PROVIDENCE, R.I. (WLNE) – In her weekly coronavirus briefing, Governor Gina Raimondo announced Thursday that she will be extending Rhode Island’s “pause” for an additional week.
“The power to protect your household is in your hands. Pretty simple if you just follow the rules” Raimondo said on Thursday.
This comes after the Department of Health reported 949 new cases of COVID-19 in the state, along with 14 additional deaths on Tuesday.
Beginning after the pause’s new end date, December 21 through the end of the year, schools will remain the same as they are currently. Gyms and indoor recreational facilities and venues of assembly may reopen with limited capacity. Indoor dining capacity will increase from 33% to 50%.
For more detail on regulations, click here.
Businesses that have already applied for relief benefits during the pause will now receive a second check for the additional week added to the pause. This additional check will be half as much as the first one received.
Additionally, Governor Raimondo is adding an extra $200 weekly unemployment benefit to cover the third week of the pause.
Governor Raimondo noted that soon, the federal coronavirus relief money will be gone. The Governor said she hopes Congress passes another relief package soon.

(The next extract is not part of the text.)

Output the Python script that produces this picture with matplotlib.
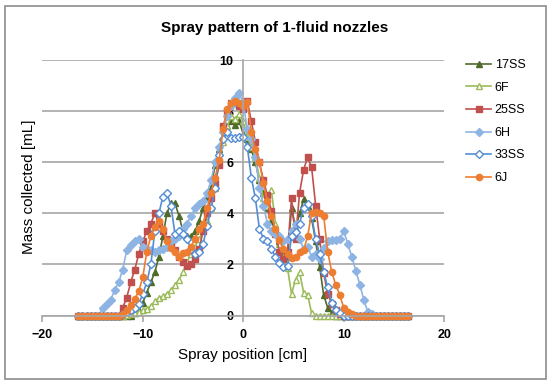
# Spray pattern of 1-fluid nozzles
import matplotlib
matplotlib.use('Agg')
import matplotlib.pyplot as plt
from matplotlib.patches import Rectangle

plt.rcParams['font.family'] = ['Liberation Sans', 'DejaVu Sans']

# Spray position [cm]
position = [-16.4, -16.0, -15.6, -15.2, -14.8, -14.4, -14.0, -13.6, -13.2, -12.8, -12.4,
            -12.0, -11.6, -11.2, -10.8, -10.4, -10.0, -9.6, -9.2, -8.8, -8.4,
            -8.0, -7.6, -7.2, -6.8, -6.4, -6.0, -5.6, -5.2, -4.8, -4.4,
            -4.0, -3.6, -3.2, -2.8, -2.4, -2.0, -1.6, -1.2, -0.8, -0.4,
            0.0, 0.4, 0.8, 1.2, 1.6, 2.0, 2.4, 2.8, 3.2, 3.6,
            4.0, 4.4, 4.8, 5.2, 5.6, 6.0, 6.4, 6.8, 7.2, 7.6,
            8.0, 8.4, 8.8, 9.2, 9.6, 10.0, 10.4, 10.8, 11.2, 11.6,
            12.0, 12.4, 12.8, 13.2, 13.6, 14.0, 14.4, 14.8, 15.2, 15.6,
            16.0, 16.4]

# Mass collected [mL] for each nozzle
mass_17SS = [0, 0, 0, 0, 0, 0, 0, 0, 0, 0, 0,
             0, 0, 0, 0.1, 0.2, 0.5, 0.9, 1.3, 1.7, 2.3,
             3.1, 4.0, 4.4, 4.4, 3.9, 3.3, 3.1, 3.1, 3.3, 3.7,
             4.2, 4.6, 5.0, 5.9, 6.5, 7.0, 7.4, 7.6, 7.45, 7.6,
             7.1, 6.9, 6.5, 6.0, 5.3, 4.8, 4.2, 3.7, 3.3, 2.9,
             2.5, 2.3, 4.2, 3.4, 4.0, 4.55, 4.3, 3.8, 2.9, 1.9,
             0.8, 0.3, 0.1, 0, 0, 0, 0, 0, 0, 0,
             0, 0, 0, 0, 0, 0, 0, 0, 0, 0,
             0, 0]

mass_6F = [0, 0, 0, 0, 0, 0, 0, 0, 0, 0, 0,
           0, 0.03, 0.07, 0.1, 0.13, 0.2, 0.27, 0.38, 0.55, 0.7,
           0.75, 0.85, 1.0, 1.2, 1.4, 1.7, 2.1, 2.4, 2.7, 3.0,
           3.3, 3.7, 4.2, 5.0, 6.0, 6.8, 7.4, 7.8, 7.7, 7.9,
           7.6, 7.0, 6.6, 6.2, 5.4, 4.6, 4.3, 4.9, 3.6, 2.8,
           2.3, 1.85, 0.85, 1.4, 1.7, 0.9, 0.82, 0.08, 0, 0,
           0, 0, 0, 0, 0, 0, 0, 0, 0, 0,
           0, 0, 0, 0, 0, 0, 0, 0, 0, 0,
           0, 0]

mass_25SS = [0, 0, 0, 0, 0, 0, 0, 0, 0, 0, 0,
             0.3, 0.7, 1.3, 1.8, 2.4, 2.9, 3.3, 3.6, 4.0, 3.6,
             3.3, 3.0, 2.75, 2.55, 2.3, 2.1, 1.95, 2.0, 2.2, 2.6,
             3.3, 4.0, 4.6, 5.2, 5.9, 7.4, 8.0, 8.3, 8.3, 8.2,
             8.1, 8.4, 7.6, 6.8, 6.0, 5.3, 4.7, 4.1, 3.2, 2.5,
             2.2, 2.5, 4.6, 3.0, 4.8, 5.7, 6.2, 5.8, 4.3, 3.0,
             1.65, 0.85, 0.45, 0.2, 0.07, 0, 0, 0, 0, 0,
             0, 0, 0, 0, 0, 0, 0, 0, 0, 0,
             0, 0]

mass_6H = [0, 0, 0, 0, 0, 0, 0.3, 0.45, 0.6, 1.0, 1.3,
           1.8, 2.55, 2.75, 2.9, 3.0, 2.7, 2.6, 2.55, 2.5, 2.55,
           2.6, 2.7, 2.9, 3.0, 3.1, 3.4, 3.6, 3.9, 4.2, 4.35,
           4.5, 4.8, 5.3, 6.0, 6.6, 7.2, 7.8, 8.2, 8.5, 8.7,
           8.3, 7.3, 6.9, 6.2, 5.0, 4.3, 3.6, 3.3, 3.2, 3.1,
           2.9, 3.0, 3.3, 3.6, 3.0, 2.6, 2.7, 2.3, 2.4, 2.2,
           2.65, 2.9, 2.95, 2.95, 3.0, 3.3, 2.8, 2.3, 1.75, 1.2,
           0.6, 0.13, 0.07, 0, 0, 0, 0, 0, 0, 0,
           0, 0]

mass_33SS = [0, 0, 0, 0, 0, 0, 0, 0, 0, 0, 0,
             0.05, 0.15, 0.22, 0.3, 0.45, 0.85, 1.3, 2.0, 3.3, 4.0,
             4.65, 4.8, 4.3, 3.2, 3.3, 3.2, 3.0, 2.6, 2.4, 2.5,
             2.8, 3.5, 4.2, 5.0, 6.3, 6.9, 7.2, 6.95, 6.95, 7.0,
             7.0, 6.6, 5.4, 4.6, 3.4, 3.0, 2.9, 2.6, 2.3, 2.05,
             1.9, 1.95, 3.1, 3.25, 3.6, 4.2, 4.35, 3.9, 3.0, 2.4,
             1.7, 1.1, 0.5, 0.2, 0.08, 0, 0, 0, 0, 0,
             0, 0, 0, 0, 0, 0, 0, 0, 0, 0,
             0, 0]

mass_6J = [0, 0, 0, 0, 0, 0, 0, 0, 0, 0, 0,
           0.05, 0.2, 0.4, 0.65, 0.95, 1.5, 2.5, 3.1, 3.45, 3.7,
           3.4, 2.9, 2.65, 2.5, 2.3, 2.45, 2.5, 2.7, 3.0, 3.4,
           3.6, 4.2, 4.8, 5.4, 6.1, 7.3, 8.1, 8.3, 8.4, 8.3,
           8.2, 8.35, 7.2, 6.5, 6.0, 5.2, 4.5, 3.9, 3.4, 2.95,
           2.6, 2.4, 2.25, 2.3, 2.48, 2.55, 3.1, 4.0, 4.05, 4.0,
           3.9, 2.5, 1.7, 1.2, 0.8, 0.3, 0.15, 0.05, 0, 0,
           0, 0, 0, 0, 0, 0, 0, 0, 0, 0,
           0, 0]

names = ['17SS', '6F', '25SS', '6H', '33SS', '6J']
series = [mass_17SS, mass_6F, mass_25SS, mass_6H, mass_33SS, mass_6J]
colors = ['#4F6B2A', '#9BBB59', '#C0504D', '#8EB4E3', '#558ED5', '#ED7D31']
markers = ['^', '^', 's', 'D', 'D', 'o']
hollow = [False, True, False, False, True, False]

fig = plt.figure(figsize=(5.5, 3.83), dpi=100)
ax = fig.add_axes([0.0769, 0.1762, 0.7309, 0.667])

# Plot every nozzle
for name, y, c, m, h in zip(names, series, colors, markers, hollow):
    ax.plot(position, y, color=c, marker=m, markersize=4.5 if m != 'D' else 4,
            linewidth=1.2, markerfacecolor='white' if h else c,
            markeredgecolor=c, markeredgewidth=1, clip_on=False, label=name)

ax.set_xlim(-20, 20)
ax.set_ylim(0, 10)
ax.set_xticks([-20, -10, 0, 10, 20])
ax.set_yticks([0, 2, 4, 6, 8, 10])

# Excel-like axes: y axis crossing at x = 0
grey = '#A6A6A6'
ax.spines['left'].set_position('zero')
ax.spines['top'].set_visible(False)
ax.spines['right'].set_visible(False)
ax.spines['left'].set_color(grey)
ax.spines['bottom'].set_color(grey)
ax.spines['left'].set_linewidth(1.2)
ax.spines['bottom'].set_linewidth(1.2)
ax.yaxis.grid(True, color=grey, linewidth=1.2)
ax.set_axisbelow(True)
ax.tick_params(axis='x', direction='out', length=4, width=1.2, color=grey, pad=6)
ax.tick_params(axis='y', length=0, pad=7)
for lab in ax.get_xticklabels() + ax.get_yticklabels():
    lab.set_fontweight('bold')
    lab.set_fontsize(9)

# Labels and title
fig.text(275 / 550, 1 - 28 / 383, 'Spray pattern of 1-fluid nozzles',
         ha='center', va='center', fontsize=11, fontweight='bold')
fig.text(243 / 550, 1 - 355 / 383, 'Spray position [cm]',
         ha='center', va='center', fontsize=11)
fig.text(29 / 550, 1 - 187 / 383, 'Mass collected [mL]',
         ha='center', va='center', rotation=90, fontsize=11)

fig.legend(loc='upper left', bbox_to_anchor=(466 / 550, 1 - 59 / 383),
           frameon=False, fontsize=9, handlelength=2.0, handletextpad=0.3,
           labelspacing=0.85, borderaxespad=0, borderpad=0)

# Chart border
fig.add_artist(Rectangle((5 / 550, 4 / 383), 541 / 550, 373 / 383,
                         transform=fig.transFigure, fill=False,
                         edgecolor='#8C8C8C', linewidth=1.2))

fig.savefig('out.png', dpi=100)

Governor Raimondo said mobility data is the key to the number of cases in the state. If mobility is down, cases should be going down. Raimondo said since November 25, the state’s mobility data has been heading in the right direction, and on a steady decline.
Data shows 2.7 million cars on the road within the past two weeks, which is a 12% decrease from the previous two weeks.

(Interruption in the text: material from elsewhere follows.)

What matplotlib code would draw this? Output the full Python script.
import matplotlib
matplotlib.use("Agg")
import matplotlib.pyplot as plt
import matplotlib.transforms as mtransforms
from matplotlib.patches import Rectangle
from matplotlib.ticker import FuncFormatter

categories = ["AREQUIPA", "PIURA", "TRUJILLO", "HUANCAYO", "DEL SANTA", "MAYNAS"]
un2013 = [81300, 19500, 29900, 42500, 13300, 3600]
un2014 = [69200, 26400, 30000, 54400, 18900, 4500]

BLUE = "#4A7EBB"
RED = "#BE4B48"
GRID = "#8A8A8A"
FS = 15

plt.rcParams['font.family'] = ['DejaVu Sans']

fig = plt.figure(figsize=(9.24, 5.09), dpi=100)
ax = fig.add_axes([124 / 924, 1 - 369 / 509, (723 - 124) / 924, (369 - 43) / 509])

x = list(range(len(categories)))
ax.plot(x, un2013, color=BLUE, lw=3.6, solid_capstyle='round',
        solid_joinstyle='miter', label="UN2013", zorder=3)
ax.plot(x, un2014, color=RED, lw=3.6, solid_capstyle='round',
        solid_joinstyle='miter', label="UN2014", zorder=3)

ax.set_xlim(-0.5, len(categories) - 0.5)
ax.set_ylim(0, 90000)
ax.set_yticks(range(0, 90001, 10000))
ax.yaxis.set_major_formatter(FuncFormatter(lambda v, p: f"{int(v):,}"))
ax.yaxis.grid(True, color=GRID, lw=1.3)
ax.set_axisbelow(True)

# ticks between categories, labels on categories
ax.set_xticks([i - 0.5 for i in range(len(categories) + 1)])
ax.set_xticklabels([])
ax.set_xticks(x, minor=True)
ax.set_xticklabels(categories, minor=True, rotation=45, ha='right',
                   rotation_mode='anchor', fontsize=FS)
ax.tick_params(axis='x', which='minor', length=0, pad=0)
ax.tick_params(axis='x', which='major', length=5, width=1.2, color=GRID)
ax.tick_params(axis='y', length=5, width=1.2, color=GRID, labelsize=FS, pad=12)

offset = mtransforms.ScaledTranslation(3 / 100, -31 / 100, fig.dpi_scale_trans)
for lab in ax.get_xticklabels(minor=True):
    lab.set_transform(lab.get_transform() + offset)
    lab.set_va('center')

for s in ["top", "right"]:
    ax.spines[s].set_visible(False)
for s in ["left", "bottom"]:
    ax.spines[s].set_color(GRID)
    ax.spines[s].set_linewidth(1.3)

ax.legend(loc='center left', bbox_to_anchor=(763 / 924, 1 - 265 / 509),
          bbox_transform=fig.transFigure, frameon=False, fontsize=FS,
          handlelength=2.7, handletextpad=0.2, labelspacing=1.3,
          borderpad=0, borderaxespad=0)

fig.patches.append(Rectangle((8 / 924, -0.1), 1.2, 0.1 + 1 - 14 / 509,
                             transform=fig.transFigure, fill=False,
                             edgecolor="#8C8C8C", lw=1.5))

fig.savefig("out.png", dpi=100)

“People are following the rules, and you should too”, Raimondo declared.
Governor Raimondo said she hoped to see a quicker decline in data after the pause. Major indicators of a decline are shown in hospitalizations and percent positivity rate, which both have not shown decline since the pause.

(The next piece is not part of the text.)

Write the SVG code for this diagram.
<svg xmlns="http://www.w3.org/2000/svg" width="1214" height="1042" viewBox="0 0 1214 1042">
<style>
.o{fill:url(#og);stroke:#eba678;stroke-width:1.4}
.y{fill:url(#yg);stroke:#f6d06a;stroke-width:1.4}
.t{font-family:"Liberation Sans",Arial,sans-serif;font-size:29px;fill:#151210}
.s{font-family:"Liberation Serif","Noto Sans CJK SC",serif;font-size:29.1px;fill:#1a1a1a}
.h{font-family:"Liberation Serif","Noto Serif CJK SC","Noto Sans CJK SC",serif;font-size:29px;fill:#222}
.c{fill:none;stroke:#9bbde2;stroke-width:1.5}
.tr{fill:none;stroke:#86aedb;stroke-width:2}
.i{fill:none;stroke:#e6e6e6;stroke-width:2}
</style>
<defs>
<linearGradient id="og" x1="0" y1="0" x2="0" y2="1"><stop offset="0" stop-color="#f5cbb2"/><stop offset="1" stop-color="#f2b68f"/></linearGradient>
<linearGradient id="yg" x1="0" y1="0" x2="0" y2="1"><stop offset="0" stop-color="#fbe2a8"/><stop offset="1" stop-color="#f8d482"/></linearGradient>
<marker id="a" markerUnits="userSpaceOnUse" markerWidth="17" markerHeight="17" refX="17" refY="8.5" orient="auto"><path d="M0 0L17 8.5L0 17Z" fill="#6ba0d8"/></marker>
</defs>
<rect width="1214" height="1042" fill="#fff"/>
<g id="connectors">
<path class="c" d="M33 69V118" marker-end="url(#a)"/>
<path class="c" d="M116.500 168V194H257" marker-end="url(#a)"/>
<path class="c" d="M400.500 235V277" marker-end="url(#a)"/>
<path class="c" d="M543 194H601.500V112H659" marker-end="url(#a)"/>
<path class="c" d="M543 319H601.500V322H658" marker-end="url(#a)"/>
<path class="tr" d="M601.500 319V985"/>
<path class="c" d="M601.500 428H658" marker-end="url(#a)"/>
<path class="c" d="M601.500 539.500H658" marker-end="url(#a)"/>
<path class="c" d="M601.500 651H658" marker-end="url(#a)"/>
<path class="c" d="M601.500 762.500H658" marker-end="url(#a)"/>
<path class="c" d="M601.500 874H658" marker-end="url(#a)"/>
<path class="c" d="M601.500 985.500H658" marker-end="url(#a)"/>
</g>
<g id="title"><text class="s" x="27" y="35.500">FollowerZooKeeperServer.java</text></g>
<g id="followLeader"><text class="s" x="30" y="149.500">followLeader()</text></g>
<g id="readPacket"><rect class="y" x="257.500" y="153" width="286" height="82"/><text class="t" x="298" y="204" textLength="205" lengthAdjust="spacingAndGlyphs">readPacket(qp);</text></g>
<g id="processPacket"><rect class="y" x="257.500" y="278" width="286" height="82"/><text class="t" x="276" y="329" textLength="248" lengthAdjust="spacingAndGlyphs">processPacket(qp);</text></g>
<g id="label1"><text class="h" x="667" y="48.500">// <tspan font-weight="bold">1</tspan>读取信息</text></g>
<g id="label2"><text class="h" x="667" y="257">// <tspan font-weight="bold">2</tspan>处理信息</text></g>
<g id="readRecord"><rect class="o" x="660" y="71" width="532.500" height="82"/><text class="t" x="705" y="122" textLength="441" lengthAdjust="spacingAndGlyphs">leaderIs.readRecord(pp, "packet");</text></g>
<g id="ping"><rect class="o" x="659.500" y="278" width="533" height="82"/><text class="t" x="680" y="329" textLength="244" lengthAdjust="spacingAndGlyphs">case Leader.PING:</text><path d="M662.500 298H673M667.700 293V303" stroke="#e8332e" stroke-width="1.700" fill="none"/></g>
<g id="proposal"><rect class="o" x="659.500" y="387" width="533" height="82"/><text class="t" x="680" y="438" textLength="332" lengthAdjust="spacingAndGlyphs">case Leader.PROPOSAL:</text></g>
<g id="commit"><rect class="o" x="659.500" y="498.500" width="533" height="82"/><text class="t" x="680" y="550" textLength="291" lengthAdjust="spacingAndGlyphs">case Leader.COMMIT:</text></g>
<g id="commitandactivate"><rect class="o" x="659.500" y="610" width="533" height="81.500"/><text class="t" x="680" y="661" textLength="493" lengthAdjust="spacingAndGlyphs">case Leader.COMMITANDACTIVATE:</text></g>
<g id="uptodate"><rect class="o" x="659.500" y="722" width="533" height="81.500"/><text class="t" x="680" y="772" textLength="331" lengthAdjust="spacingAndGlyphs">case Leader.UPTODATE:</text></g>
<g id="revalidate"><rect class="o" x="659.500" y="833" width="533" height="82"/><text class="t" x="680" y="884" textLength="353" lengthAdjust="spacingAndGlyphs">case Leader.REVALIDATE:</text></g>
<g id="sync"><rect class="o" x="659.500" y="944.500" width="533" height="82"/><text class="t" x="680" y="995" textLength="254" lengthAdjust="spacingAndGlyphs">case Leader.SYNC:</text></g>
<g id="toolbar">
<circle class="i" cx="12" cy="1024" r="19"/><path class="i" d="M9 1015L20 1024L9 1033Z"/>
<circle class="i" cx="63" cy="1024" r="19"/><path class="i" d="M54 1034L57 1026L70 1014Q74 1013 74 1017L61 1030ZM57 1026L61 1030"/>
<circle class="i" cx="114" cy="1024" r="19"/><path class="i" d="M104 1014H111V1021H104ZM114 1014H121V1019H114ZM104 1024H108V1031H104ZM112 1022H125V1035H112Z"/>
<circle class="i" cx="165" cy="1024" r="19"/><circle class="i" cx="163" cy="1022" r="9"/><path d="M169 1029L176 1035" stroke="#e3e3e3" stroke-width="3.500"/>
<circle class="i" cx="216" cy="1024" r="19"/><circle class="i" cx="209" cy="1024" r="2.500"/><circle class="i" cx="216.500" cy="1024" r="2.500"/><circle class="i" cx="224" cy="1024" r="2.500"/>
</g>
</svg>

According to Raimondo, hospitals are seeing an average of 60 people admitted per day.
“To those superintendents who go virtual, look at yourself in the mirror and tell yourself to work a little harder” Raimondo said when discussing the topic of schools.
Raimondo said out of the 182 asymptomatic pilot tests taken at Ella Risk Elementary School, there was a positivity rate of only 1.6%.
Governor Raimondo continued, saying by January statewide on-site asymptomatic school testing will be available to any school that wants it.
Department of Health Director Nicole Alexander-Scott gave an update on CDC quarantine rules for those who may have been exposed to the virus.
Alexander Scott said the amount of time a person should quarantine has gone down from 14 days to 10 days. Additionally, if the person has received a negative test at least five days after exposure, the quarantine will only be mandatory for seven days.
RIDOH’s Phillip Chan went on to speak about the FDA vaccine meeting. Chan said those who have taken it so far have not seen anything unexpected from the vaccine.
“Fatigue and body aches are normal. It shows that your immune system is ramping up, which is normal and expected”, said Chan.
According to Chan, the FDA reviews vaccines with a team of doctors and statisticians to go over technical data to monitor vaccine effectiveness, safety, side effects, and the manufacturing process in general.
“This is the beginning of the end of the pandemic”, said Chan.
Raimondo acknowledged today’s start to Hanukkah, and urged those celebrating to only gather with immediate family.
Rhode Island will remain in a ‘pause’ until Sunday, December 20.